In general, applications to the Planning Inspectorate for nationally significant infrastructure projects (NSIPs) are on the increase, with 21 having been made since the regime came into force in March 2010.


At the time of writing, however, only two projects have emerged from the regime: Network Rail’s Ipswich Rail Chord scheme and Network Rail’s North Doncaster Chord scheme. The first project to receive consent, an energy from waste project in Bedfordshire, is currently having to undergo an additional process in Parliament. This process, ‘Special Parliamentary Procedure’ will take more than a year, although the recently published Growth and Infrastructure Bill proposes to substantially reduce the circumstances where it is engaged.


In terms of highway projects, the Heysham to M6 Link Road, the first highways application, has recently completed its examination stage. PINS now has three months to make a recommendation to the Secretary of State for Transport, who will have a further three months to make a decision.


That project has been joined by the M1 Junction 10a Improvement Scheme, being promoted by Luton Borough Council. An application was made on 29 June and accepted for examination on 27 July. To date, these are the only two highway applications to have been made, but two more have commenced their pre-application consultation: the A556 Improvements project south of Manchester, the first to be promoted by the Highways Agency, and the Morpeth North Bypass project being promoted by Northumberland County Council. Central Bedfordshire Council has recently notified PINS that it intends to make an application for its Woodside Connection scheme, but it has not yet commenced consultation.

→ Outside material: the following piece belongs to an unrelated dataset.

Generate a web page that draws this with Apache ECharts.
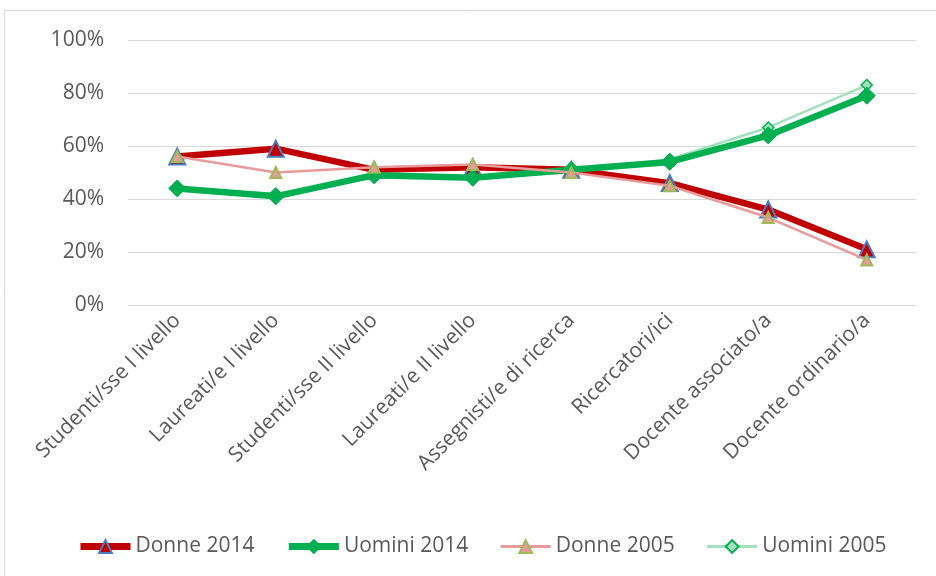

Lastly, Transport for London has successfully applied for one of its projects, the proposed Silvertown Tunnel in East London, to be ‘upgraded’ into the Planning Act regime. This is the first such application, which requires a direction from the Secretary of State for Transport. The proposed tunnel is part of a package of options being taken forward by London Mayor, Boris Johnson, to improve connectivity in this part of London. The Silvertown Tunnel, targeted for completion by 2021, would alleviate congestion at the nearby Blackwall Tunnel and boost regeneration. It was designated for consent as a NSIP in recognition of the significant impact the new crossing would have on congestion in London and consequently on economic growth and development in the capital and across the UK as a whole.

Bircham Dyson Bell is advising the promoters of all these schemes.


The complex threshold for deciding whether a highway is nationally significant is still causing uncertainty with project promoters, who risk committing a criminal offence if they don’t use the Planning Act regime when they should have done. Some project promoters are trying to come below the threshold and thereby avoid the regime, but it is a question of law rather than choice so this may prove difficult.


The ‘upgrading’ process undertaken by Transport for London may also be an option for promoters who do not mind which regime they use but do not want to risk the additional time and money involved in making an application under one regime, only then to be told that they should have used the other. An ‘upgrade’ application would put the choice of regime beyond doubt.